• Exercise: For the material that follows, return exactly the lines from the one with "Write a component" through the one with "const fmt = (v: number)", both ends included.

• Material for this task:
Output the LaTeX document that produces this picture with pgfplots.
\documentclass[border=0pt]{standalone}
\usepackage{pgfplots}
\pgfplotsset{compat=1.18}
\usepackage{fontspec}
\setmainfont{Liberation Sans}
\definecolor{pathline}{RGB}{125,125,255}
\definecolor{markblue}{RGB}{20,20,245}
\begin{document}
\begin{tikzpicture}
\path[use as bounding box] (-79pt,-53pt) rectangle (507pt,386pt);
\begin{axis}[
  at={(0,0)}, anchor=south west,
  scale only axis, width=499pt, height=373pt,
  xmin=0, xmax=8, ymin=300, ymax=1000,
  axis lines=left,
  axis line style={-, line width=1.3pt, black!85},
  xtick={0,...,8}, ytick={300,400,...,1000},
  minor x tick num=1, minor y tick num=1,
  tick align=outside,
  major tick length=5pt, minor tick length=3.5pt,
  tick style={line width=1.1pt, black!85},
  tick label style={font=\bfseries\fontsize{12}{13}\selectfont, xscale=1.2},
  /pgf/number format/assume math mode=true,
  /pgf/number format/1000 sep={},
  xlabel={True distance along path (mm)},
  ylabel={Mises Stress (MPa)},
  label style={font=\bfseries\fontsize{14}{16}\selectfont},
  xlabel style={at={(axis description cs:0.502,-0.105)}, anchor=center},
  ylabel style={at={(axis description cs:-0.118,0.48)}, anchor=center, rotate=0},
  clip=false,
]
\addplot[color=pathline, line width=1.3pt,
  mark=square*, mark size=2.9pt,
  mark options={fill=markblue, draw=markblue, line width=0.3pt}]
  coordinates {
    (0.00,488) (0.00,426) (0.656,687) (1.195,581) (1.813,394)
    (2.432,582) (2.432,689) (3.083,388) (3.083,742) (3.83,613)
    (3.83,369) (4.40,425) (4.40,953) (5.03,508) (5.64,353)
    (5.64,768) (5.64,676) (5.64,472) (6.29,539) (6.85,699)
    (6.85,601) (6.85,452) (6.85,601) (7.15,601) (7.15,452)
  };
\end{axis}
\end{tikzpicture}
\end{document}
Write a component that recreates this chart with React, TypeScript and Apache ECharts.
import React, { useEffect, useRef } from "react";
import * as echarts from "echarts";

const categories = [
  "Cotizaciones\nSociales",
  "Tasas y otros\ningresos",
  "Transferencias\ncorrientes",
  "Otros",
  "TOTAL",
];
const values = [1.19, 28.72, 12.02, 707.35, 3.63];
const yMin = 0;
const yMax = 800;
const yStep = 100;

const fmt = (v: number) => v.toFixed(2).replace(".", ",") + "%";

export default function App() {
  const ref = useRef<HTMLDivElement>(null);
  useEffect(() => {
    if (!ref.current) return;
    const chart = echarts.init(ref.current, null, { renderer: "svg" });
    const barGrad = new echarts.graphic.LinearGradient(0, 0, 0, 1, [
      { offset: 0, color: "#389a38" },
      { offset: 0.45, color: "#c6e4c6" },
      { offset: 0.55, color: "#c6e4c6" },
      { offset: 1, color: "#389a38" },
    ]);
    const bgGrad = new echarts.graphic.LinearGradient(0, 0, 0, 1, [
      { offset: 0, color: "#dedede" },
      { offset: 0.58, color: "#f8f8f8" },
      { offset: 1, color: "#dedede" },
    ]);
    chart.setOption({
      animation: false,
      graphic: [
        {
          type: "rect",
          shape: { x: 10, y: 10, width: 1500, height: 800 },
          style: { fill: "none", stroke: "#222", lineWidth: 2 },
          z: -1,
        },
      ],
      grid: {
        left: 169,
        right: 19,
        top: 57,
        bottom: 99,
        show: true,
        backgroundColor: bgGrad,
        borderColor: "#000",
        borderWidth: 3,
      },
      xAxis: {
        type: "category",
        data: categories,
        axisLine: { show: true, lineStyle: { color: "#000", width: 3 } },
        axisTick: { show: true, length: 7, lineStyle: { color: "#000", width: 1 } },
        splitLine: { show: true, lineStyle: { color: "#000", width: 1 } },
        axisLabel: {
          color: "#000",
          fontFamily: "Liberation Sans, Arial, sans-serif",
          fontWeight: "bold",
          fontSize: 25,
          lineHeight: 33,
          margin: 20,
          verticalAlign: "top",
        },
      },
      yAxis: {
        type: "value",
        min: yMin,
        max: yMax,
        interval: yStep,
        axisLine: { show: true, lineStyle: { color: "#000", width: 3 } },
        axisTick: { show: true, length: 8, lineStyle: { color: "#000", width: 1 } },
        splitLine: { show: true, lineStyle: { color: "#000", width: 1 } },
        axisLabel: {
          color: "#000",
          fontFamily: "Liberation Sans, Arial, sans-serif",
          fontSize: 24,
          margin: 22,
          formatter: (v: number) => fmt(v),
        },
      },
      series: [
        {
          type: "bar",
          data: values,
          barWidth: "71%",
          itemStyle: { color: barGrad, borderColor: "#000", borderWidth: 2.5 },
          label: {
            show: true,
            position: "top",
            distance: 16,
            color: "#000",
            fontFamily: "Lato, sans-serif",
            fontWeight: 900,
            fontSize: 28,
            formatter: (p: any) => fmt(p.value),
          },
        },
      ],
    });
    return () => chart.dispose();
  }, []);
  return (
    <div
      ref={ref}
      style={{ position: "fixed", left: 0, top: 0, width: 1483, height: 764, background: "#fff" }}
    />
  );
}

• Solution to the exercise:
Write a component that recreates this chart with React, TypeScript and Apache ECharts.
import React, { useEffect, useRef } from "react";
import * as echarts from "echarts";

const categories = [
  "Cotizaciones\nSociales",
  "Tasas y otros\ningresos",
  "Transferencias\ncorrientes",
  "Otros",
  "TOTAL",
];
const values = [1.19, 28.72, 12.02, 707.35, 3.63];
const yMin = 0;
const yMax = 800;
const yStep = 100;

const fmt = (v: number) => v.toFixed(2).replace(".", ",") + "%";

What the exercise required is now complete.